**SET PROBLEM:** Transcribe the listing below word for word.

**SUPPLIED MATERIAL:**
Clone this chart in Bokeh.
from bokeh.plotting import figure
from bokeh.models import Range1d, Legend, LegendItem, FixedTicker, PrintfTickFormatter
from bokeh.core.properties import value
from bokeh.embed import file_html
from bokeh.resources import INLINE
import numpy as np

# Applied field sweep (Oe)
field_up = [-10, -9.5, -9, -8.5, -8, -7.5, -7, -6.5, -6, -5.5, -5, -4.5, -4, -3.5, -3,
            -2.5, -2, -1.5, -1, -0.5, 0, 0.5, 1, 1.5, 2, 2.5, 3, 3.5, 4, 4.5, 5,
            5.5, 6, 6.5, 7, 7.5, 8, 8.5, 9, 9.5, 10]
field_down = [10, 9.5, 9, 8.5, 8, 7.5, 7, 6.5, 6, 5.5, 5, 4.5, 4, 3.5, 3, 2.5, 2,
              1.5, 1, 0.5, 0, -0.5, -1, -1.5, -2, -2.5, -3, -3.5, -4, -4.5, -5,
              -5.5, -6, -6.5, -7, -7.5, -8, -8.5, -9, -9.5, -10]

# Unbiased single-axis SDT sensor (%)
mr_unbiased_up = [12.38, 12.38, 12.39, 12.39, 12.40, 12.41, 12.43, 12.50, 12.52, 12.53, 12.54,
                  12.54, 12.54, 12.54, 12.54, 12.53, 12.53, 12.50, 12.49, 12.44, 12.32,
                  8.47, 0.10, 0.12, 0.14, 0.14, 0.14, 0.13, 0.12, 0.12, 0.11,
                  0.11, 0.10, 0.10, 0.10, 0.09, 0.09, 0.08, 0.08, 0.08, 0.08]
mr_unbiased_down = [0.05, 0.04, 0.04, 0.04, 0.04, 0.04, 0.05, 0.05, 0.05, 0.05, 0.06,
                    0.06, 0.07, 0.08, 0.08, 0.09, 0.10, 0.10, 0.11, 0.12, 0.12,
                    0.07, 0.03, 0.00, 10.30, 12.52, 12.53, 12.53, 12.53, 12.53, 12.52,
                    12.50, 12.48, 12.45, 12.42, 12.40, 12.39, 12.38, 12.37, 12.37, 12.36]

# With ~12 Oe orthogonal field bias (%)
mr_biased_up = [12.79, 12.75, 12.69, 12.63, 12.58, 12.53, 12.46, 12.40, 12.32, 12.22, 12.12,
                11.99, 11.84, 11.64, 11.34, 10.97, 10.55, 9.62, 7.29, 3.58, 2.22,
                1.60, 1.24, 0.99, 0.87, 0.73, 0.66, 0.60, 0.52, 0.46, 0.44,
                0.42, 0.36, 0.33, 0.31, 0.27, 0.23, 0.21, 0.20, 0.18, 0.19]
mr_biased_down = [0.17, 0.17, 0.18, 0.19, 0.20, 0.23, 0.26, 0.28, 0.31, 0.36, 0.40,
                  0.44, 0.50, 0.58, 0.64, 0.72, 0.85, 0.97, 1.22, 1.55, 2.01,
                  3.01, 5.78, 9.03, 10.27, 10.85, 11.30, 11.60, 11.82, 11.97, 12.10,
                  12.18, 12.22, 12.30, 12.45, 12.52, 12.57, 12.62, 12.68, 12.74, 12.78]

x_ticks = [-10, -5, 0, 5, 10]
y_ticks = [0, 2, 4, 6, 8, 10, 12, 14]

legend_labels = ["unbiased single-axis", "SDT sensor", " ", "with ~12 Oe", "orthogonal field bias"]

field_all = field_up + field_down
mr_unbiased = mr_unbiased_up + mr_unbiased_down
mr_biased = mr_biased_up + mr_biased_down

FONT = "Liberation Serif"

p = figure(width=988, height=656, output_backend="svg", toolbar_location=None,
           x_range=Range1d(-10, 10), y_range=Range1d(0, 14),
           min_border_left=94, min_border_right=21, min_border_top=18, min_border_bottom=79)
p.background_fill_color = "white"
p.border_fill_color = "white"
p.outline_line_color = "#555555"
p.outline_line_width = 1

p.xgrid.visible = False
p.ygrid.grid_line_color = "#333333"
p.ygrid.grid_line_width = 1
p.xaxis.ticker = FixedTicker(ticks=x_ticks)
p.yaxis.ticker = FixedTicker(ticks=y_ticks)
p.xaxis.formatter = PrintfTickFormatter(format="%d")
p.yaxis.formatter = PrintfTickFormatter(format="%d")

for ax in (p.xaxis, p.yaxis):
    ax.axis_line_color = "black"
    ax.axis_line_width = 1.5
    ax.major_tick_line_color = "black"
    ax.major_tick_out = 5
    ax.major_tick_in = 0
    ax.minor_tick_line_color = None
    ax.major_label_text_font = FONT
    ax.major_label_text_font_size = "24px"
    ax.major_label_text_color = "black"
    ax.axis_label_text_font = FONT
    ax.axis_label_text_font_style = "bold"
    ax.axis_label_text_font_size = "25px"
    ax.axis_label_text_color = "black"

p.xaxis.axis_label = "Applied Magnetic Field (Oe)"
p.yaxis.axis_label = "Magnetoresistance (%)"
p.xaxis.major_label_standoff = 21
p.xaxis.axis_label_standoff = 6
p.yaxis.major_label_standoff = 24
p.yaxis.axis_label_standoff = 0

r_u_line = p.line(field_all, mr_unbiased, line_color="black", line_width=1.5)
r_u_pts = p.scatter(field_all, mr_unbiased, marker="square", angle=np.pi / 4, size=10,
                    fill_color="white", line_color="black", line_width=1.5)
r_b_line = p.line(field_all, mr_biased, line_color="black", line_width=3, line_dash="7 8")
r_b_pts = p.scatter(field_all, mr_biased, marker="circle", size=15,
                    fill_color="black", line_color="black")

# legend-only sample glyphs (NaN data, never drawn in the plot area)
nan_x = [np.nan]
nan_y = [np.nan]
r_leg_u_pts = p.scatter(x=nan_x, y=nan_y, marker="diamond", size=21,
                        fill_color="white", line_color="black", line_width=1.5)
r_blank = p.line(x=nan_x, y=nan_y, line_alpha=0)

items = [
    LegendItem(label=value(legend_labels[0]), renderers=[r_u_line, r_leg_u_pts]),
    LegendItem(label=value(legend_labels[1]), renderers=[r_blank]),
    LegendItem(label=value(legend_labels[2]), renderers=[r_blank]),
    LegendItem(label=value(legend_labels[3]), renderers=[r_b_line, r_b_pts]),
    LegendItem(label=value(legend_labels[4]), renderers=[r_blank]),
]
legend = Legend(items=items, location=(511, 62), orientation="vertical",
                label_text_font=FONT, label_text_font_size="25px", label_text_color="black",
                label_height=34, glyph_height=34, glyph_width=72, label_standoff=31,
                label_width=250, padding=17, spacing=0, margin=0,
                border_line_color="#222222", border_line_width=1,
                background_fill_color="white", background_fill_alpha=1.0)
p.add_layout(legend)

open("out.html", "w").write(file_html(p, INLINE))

**CORRECT RESULT:**
Clone this chart in Bokeh.
from bokeh.plotting import figure
from bokeh.models import Range1d, Legend, LegendItem, FixedTicker, PrintfTickFormatter
from bokeh.core.properties import value
from bokeh.embed import file_html
from bokeh.resources import INLINE
import numpy as np

# Applied field sweep (Oe)
field_up = [-10, -9.5, -9, -8.5, -8, -7.5, -7, -6.5, -6, -5.5, -5, -4.5, -4, -3.5, -3,
            -2.5, -2, -1.5, -1, -0.5, 0, 0.5, 1, 1.5, 2, 2.5, 3, 3.5, 4, 4.5, 5,
            5.5, 6, 6.5, 7, 7.5, 8, 8.5, 9, 9.5, 10]
field_down = [10, 9.5, 9, 8.5, 8, 7.5, 7, 6.5, 6, 5.5, 5, 4.5, 4, 3.5, 3, 2.5, 2,
              1.5, 1, 0.5, 0, -0.5, -1, -1.5, -2, -2.5, -3, -3.5, -4, -4.5, -5,
              -5.5, -6, -6.5, -7, -7.5, -8, -8.5, -9, -9.5, -10]

# Unbiased single-axis SDT sensor (%)
mr_unbiased_up = [12.38, 12.38, 12.39, 12.39, 12.40, 12.41, 12.43, 12.50, 12.52, 12.53, 12.54,
                  12.54, 12.54, 12.54, 12.54, 12.53, 12.53, 12.50, 12.49, 12.44, 12.32,
                  8.47, 0.10, 0.12, 0.14, 0.14, 0.14, 0.13, 0.12, 0.12, 0.11,
                  0.11, 0.10, 0.10, 0.10, 0.09, 0.09, 0.08, 0.08, 0.08, 0.08]
mr_unbiased_down = [0.05, 0.04, 0.04, 0.04, 0.04, 0.04, 0.05, 0.05, 0.05, 0.05, 0.06,
                    0.06, 0.07, 0.08, 0.08, 0.09, 0.10, 0.10, 0.11, 0.12, 0.12,
                    0.07, 0.03, 0.00, 10.30, 12.52, 12.53, 12.53, 12.53, 12.53, 12.52,
                    12.50, 12.48, 12.45, 12.42, 12.40, 12.39, 12.38, 12.37, 12.37, 12.36]

# With ~12 Oe orthogonal field bias (%)
mr_biased_up = [12.79, 12.75, 12.69, 12.63, 12.58, 12.53, 12.46, 12.40, 12.32, 12.22, 12.12,
                11.99, 11.84, 11.64, 11.34, 10.97, 10.55, 9.62, 7.29, 3.58, 2.22,
                1.60, 1.24, 0.99, 0.87, 0.73, 0.66, 0.60, 0.52, 0.46, 0.44,
                0.42, 0.36, 0.33, 0.31, 0.27, 0.23, 0.21, 0.20, 0.18, 0.19]
mr_biased_down = [0.17, 0.17, 0.18, 0.19, 0.20, 0.23, 0.26, 0.28, 0.31, 0.36, 0.40,
                  0.44, 0.50, 0.58, 0.64, 0.72, 0.85, 0.97, 1.22, 1.55, 2.01,
                  3.01, 5.78, 9.03, 10.27, 10.85, 11.30, 11.60, 11.82, 11.97, 12.10,
                  12.18, 12.22, 12.30, 12.45, 12.52, 12.57, 12.62, 12.68, 12.74, 12.78]

x_ticks = [-10, -5, 0, 5, 10]
y_ticks = [0, 2, 4, 6, 8, 10, 12, 14]

legend_labels = ["unbiased single-axis", "SDT sensor", " ", "with ~12 Oe", "orthogonal field bias"]

field_all = field_up + field_down
mr_unbiased = mr_unbiased_up + mr_unbiased_down
mr_biased = mr_biased_up + mr_biased_down

FONT = "Liberation Serif"

p = figure(width=988, height=656, output_backend="svg", toolbar_location=None,
           x_range=Range1d(-10, 10), y_range=Range1d(0, 14),
           min_border_left=94, min_border_right=21, min_border_top=18, min_border_bottom=79)
p.background_fill_color = "white"
p.border_fill_color = "white"
p.outline_line_color = "#555555"
p.outline_line_width = 1

p.xgrid.visible = False
p.ygrid.grid_line_color = "#333333"
p.ygrid.grid_line_width = 1
p.xaxis.ticker = FixedTicker(ticks=x_ticks)
p.yaxis.ticker = FixedTicker(ticks=y_ticks)
p.xaxis.formatter = PrintfTickFormatter(format="%d")
p.yaxis.formatter = PrintfTickFormatter(format="%d")

for ax in (p.xaxis, p.yaxis):
    ax.axis_line_color = "black"
    ax.axis_line_width = 1.5
    ax.major_tick_line_color = "black"
    ax.major_tick_out = 5
    ax.major_tick_in = 0
    ax.minor_tick_line_color = None
    ax.major_label_text_font = FONT
    ax.major_label_text_font_size = "24px"
    ax.major_label_text_color = "black"
    ax.axis_label_text_font = FONT
    ax.axis_label_text_font_style = "bold"
    ax.axis_label_text_font_size = "25px"
    ax.axis_label_text_color = "black"

p.xaxis.axis_label = "Applied Magnetic Field (Oe)"
p.yaxis.axis_label = "Magnetoresistance (%)"
p.xaxis.major_label_standoff = 21
p.xaxis.axis_label_standoff = 6
p.yaxis.major_label_standoff = 24
p.yaxis.axis_label_standoff = 0

r_u_line = p.line(field_all, mr_unbiased, line_color="black", line_width=1.5)
r_u_pts = p.scatter(field_all, mr_unbiased, marker="square", angle=np.pi / 4, size=10,
                    fill_color="white", line_color="black", line_width=1.5)
r_b_line = p.line(field_all, mr_biased, line_color="black", line_width=3, line_dash="7 8")
r_b_pts = p.scatter(field_all, mr_biased, marker="circle", size=15,
                    fill_color="black", line_color="black")

# legend-only sample glyphs (NaN data, never drawn in the plot area)
nan_x = [np.nan]
nan_y = [np.nan]
r_leg_u_pts = p.scatter(x=nan_x, y=nan_y, marker="diamond", size=21,
                        fill_color="white", line_color="black", line_width=1.5)
r_blank = p.line(x=nan_x, y=nan_y, line_alpha=0)

items = [
    LegendItem(label=value(legend_labels[0]), renderers=[r_u_line, r_leg_u_pts]),
    LegendItem(label=value(legend_labels[1]), renderers=[r_blank]),
    LegendItem(label=value(legend_labels[2]), renderers=[r_blank]),
    LegendItem(label=value(legend_labels[3]), renderers=[r_b_line, r_b_pts]),
    LegendItem(label=value(legend_labels[4]), renderers=[r_blank]),
]
legend = Legend(items=items, location=(511, 62), orientation="vertical",
                label_text_font=FONT, label_text_font_size="25px", label_text_color="black",
                label_height=34, glyph_height=34, glyph_width=72, label_standoff=31,
                label_width=250, padding=17, spacing=0, margin=0,
                border_line_color="#222222", border_line_width=1,
                background_fill_color="white", background_fill_alpha=1.0)
p.add_layout(legend)

open("out.html", "w").write(file_html(p, INLINE))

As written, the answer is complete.